The International Dark-Sky Association's certification programme has created a formal taxonomy of light-pollution-free locations, and developers of ultra-luxury rural properties are increasingly incorporating dark-sky compliance into their planning — not merely avoiding light pollution on-site but actively designing exterior lighting to preserve the astronomical quality of the night sky. This is environmental stewardship reframed as luxury amenity.

The Technology

Modern amateur astronomy equipment has reached a level of capability that would have been unimaginable a generation ago. Computerised equatorial mounts track celestial objects with arc-second precision. CCD cameras attached to residential telescopes can capture images of galaxies, nebulae, and planetary detail that rival professional observatory output from the 1990s. Software platforms like PixInsight and Stellarium provide processing and planning tools of professional grade.

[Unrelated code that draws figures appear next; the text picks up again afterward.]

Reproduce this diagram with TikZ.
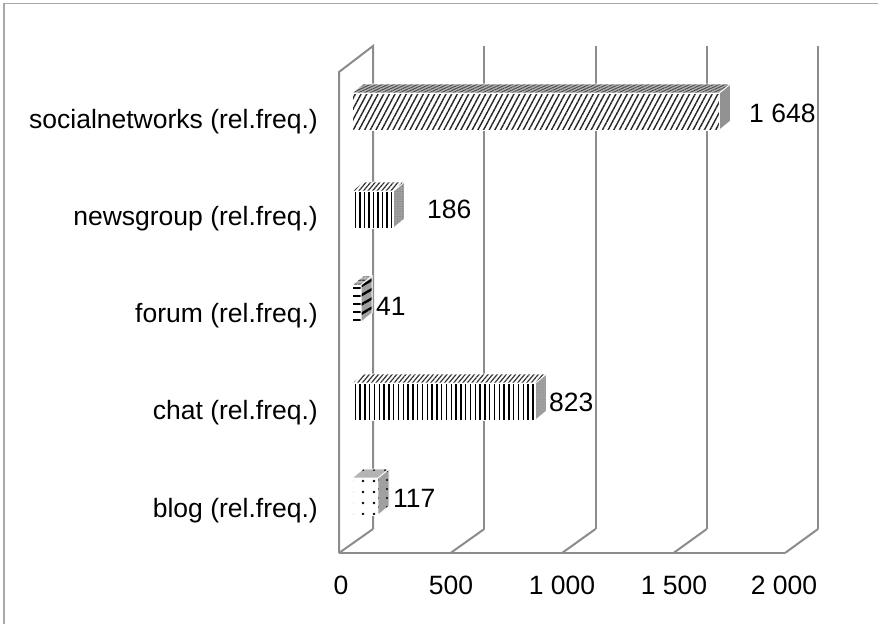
\documentclass[tikz,border=0pt]{standalone}
\usepackage{fontspec}
\setmainfont{Liberation Sans}
\usetikzlibrary{patterns.meta}
\definecolor{gridgray}{HTML}{8C8C8C}
\definecolor{framegray}{HTML}{A8A8A8}
\definecolor{sidegray}{HTML}{A0A0A0}
\definecolor{topgray}{HTML}{B4B4B4}

% one 3-D bar: #1 top of front face, #2 value, #3 front, #4 top, #5 side styles
\newcommand\chartbar[5]{%
  \pgfmathsetmacro\barend{352+#2*0.223}%
  \path[face,#4] (352,#1) -- (363,#1-9) -- (\barend+11,#1-9) -- (\barend,#1) -- cycle;
  \path[face,#3] (352,#1) rectangle (\barend,#1+37);
  \path[face,#5] (\barend,#1) -- (\barend+11,#1-9) -- (\barend+11,#1+28) -- (\barend,#1+37) -- cycle;
}

\begin{document}
\begin{tikzpicture}[x=1pt,y=-1pt,
  gridline/.style={draw=gridgray,line width=2pt},
  txt/.style={inner sep=0pt,font=\fontsize{26.5}{30}\selectfont},
  catlabel/.style={txt,anchor=base east},
  vallabel/.style={txt,anchor=base west},
  ticklabel/.style={txt,anchor=base},
  face/.style={preaction={fill=#1},draw=white,line width=0.8pt},
  face/.default=white]
\useasboundingbox (0,0) rectangle (878,624);
\fill[white] (0,0) rectangle (878,624);
\draw[framegray,line width=1.5pt] (4,624) -- (4,3.5) -- (878,3.5);

% walls, floor and gridlines
\draw[gridline] (339,553) -- (339,72) -- (373,46) -- (373,529);
\draw[gridline] (339,553) -- (785,553);
\foreach \k in {0,...,4} {
  \draw[gridline] (373+111.25*\k,529) -- (373+111.25*\k,46);
  \draw[gridline] (339+111.5*\k,553) -- (373+111.25*\k,529);
}

% bars
\chartbar{93}{1648}
  {pattern={Lines[angle=62,distance=5pt,line width=1.4pt]},pattern color=black!85}
  {face=topgray,pattern={Lines[angle=25,distance=2.5pt,line width=1pt]},pattern color=black!70}
  {face=sidegray,pattern={Dots[distance=2pt,radius=0.6pt]},pattern color=black!60}
\chartbar{191}{186}
  {pattern={Lines[angle=90,distance=4.5pt,line width=1.4pt]},pattern color=black}
  {pattern={Lines[angle=50,distance=3.5pt,line width=1.2pt]},pattern color=black!80}
  {face=sidegray,pattern={Dots[distance=2.5pt,radius=0.6pt]},pattern color=black!50}
\chartbar{285}{41}
  {pattern={Lines[angle=0,distance=8pt,line width=2pt]},pattern color=black}
  {face=topgray,pattern={Lines[angle=0,distance=4pt,line width=1.2pt]},pattern color=black!70}
  {face=sidegray,pattern={Lines[angle=30,distance=8pt,line width=2.4pt]},pattern color=black}
\chartbar{383}{823}
  {pattern={Lines[angle=90,distance=4.8pt,line width=1.4pt]},pattern color=black}
  {pattern={Lines[angle=50,distance=3.5pt,line width=1.2pt]},pattern color=black!80}
  {face=sidegray,pattern={Dots[distance=3pt,radius=0.6pt]},pattern color=black!45}
\chartbar{478}{117}
  {pattern={Dots[distance=11pt,radius=1.3pt]},pattern color=black}
  {face=topgray,pattern={Dots[distance=11pt,radius=1.2pt]},pattern color=black}
  {face=sidegray,pattern={Dots[distance=9pt,radius=1.1pt]},pattern color=black}

% category labels
\node[catlabel] (c1) at (318,128) {socialnetworks (rel.freq.)};
\node[catlabel] (c2) at (318,225.25) {newsgroup (rel.freq.)};
\node[catlabel] (c3) at (318,322.5) {forum (rel.freq.)};
\node[catlabel] (c4) at (318,419.75) {chat (rel.freq.)};
\node[catlabel] (c5) at (318,517) {blog (rel.freq.)};

% value labels
\node[vallabel] (v1) at (749,122) {1 648};
\node[vallabel] (v2) at (427,218) {186};
\node[vallabel] (v3) at (376,315) {41};
\node[vallabel] (v4) at (549,411) {823};
\node[vallabel] (v5) at (393,507) {117};

% axis tick labels
\node[ticklabel] (t0) at (341,594) {0};
\node[ticklabel] (t1) at (451,594) {500};
\node[ticklabel] (t2) at (562,594) {1 000};
\node[ticklabel] (t3) at (674,594) {1 500};
\node[ticklabel] (t4) at (784,594) {2 000};
\end{tikzpicture}
\end{document}
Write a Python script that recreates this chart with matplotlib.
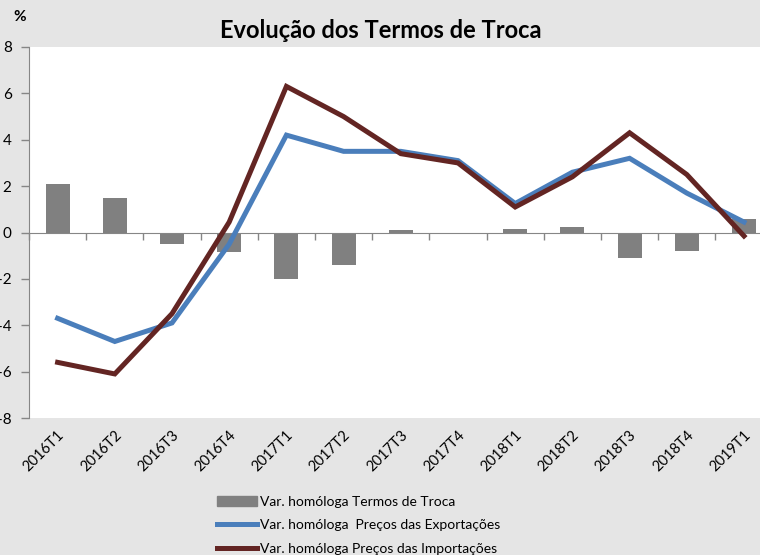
import numpy as np
import matplotlib.pyplot as plt
from matplotlib.patches import Patch
from matplotlib.lines import Line2D

plt.rcParams['font.family'] = ['Lato', 'DejaVu Sans']

# Data
quarters = ['2016T1', '2016T2', '2016T3', '2016T4',
            '2017T1', '2017T2', '2017T3', '2017T4',
            '2018T1', '2018T2', '2018T3', '2018T4', '2019T1']
termos_troca = [2.1, 1.5, -0.5, -0.85, -2.0, -1.4, 0.1, -0.05,
                0.15, 0.22, -1.1, -0.8, 0.57]
precos_export = [-3.7, -4.7, -3.9, -0.5, 4.2, 3.5, 3.5, 3.1,
                 1.25, 2.6, 3.2, 1.7, 0.45]
precos_import = [-5.6, -6.1, -3.5, 0.45, 6.3, 5.0, 3.4, 3.0,
                 1.1, 2.4, 4.3, 2.5, -0.15]
yticks = [-8, -6, -4, -2, 0, 2, 4, 6, 8]

grey_bg = '#e5e5e5'
bar_col = '#808080'
blue = '#4a7ebb'
red = '#632523'
axis_col = '#868686'

fig = plt.figure(figsize=(7.6, 5.55), dpi=100, facecolor=grey_bg)
ax = fig.add_axes([29 / 760, 137 / 555, 743.6 / 760, 371 / 555])
ax.set_facecolor('white')

x = np.arange(len(quarters))
ax.bar(x, termos_troca, width=0.42, color=bar_col, zorder=2)
ax.plot(x, precos_export, color=blue, lw=3.6, solid_joinstyle='miter', zorder=3)
ax.plot(x, precos_import, color=red, lw=3.6, solid_joinstyle='miter', zorder=4)

ax.set_xlim(-0.5, len(quarters) - 0.5)
ax.set_ylim(-8, 8)
ax.set_yticks(yticks)
ax.set_yticklabels([str(v) for v in yticks], fontsize=11)
ax.tick_params(axis='y', length=6, width=1, color=axis_col, pad=6.5, direction='out')

# category axis crosses at zero
for s in ['top', 'right']:
    ax.spines[s].set_visible(False)
ax.spines['left'].set_color(axis_col)
ax.spines['bottom'].set_position(('data', 0))
ax.spines['bottom'].set_color(axis_col)
ax.set_xticks(np.arange(len(quarters) + 1) - 0.5)
ax.set_xticklabels([])
ax.tick_params(axis='x', length=5, width=1, color=axis_col, direction='out')

trans = ax.get_xaxis_transform()
for i, q in enumerate(quarters):
    ax.text(i + 0.08, -0.04, q, transform=trans, rotation=45, rotation_mode='anchor',
            ha='right', va='center', fontsize=10.5)

fig.text(13 / 760, 1 - 17 / 555, '%', fontsize=11, fontweight='bold',
         ha='left', va='center')
fig.text(381 / 760, 1 - 31 / 555, 'Evolução dos Termos de Troca', fontsize=17,
         fontweight='bold', ha='center', va='center')

handles = [Patch(color=bar_col),
           Line2D([], [], color=blue, lw=3.6),
           Line2D([], [], color=red, lw=3.6)]
labels = ['Var. homóloga Termos de Troca',
          'Var. homóloga  Preços das Exportações',
          'Var. homóloga Preços das Importações']
fig.legend(handles, labels, loc='upper left', bbox_to_anchor=(204 / 760, 1 - 483 / 555),
           frameon=False, fontsize=10, handlelength=2.9, handletextpad=0.2,
           labelspacing=0.85)

fig.savefig('out.png', dpi=100, facecolor=grey_bg)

For the observatory owner who prefers guided experience over independent operation, a new category of private astronomy concierge has emerged — experts who visit the property on optimal viewing nights, configure the equipment, and guide the owner through curated observation sessions: Saturn's rings, Jupiter's moons, the Andromeda galaxy, deep-sky objects selected for their visual impact and narrative richness.

The Wellness Dimension

There is growing recognition that stargazing possesses genuine wellness properties. The combination of darkness, silence, upward gaze, and contemplation of cosmic scale produces a psychological state that researchers have termed "overview effect adjacent" — a terrestrial analogue to the profound shift in perspective reported by astronauts viewing Earth from space. Studies have documented reductions in cortisol levels, improvements in sleep architecture (through exposure to natural darkness cycles), and a recalibration of perceived stress that comes from contemplating objects millions of light-years distant.

This positions the private observatory not merely as an intellectual amenity but as a wellness space — one that complements rather than competes with the meditation rooms, spa facilities, and biophilic design elements already standard in ultra-luxury residential programmes.

The Proposition

The private observatory represents ultra-luxury residential design at its most philosophically ambitious. In an era when most luxury amenities — pools, cinemas, gyms, wine cellars — are fundamentally about consumption, the observatory is about contemplation. It is the one room in the house dedicated not to what the owner possesses but to what the owner perceives. And in a market saturated with material excess, this reorientation toward intellectual and experiential luxury may be the most distinctive statement a residence can make.

The sky, after all, is the one amenity that appreciates infinitely and depreciates never.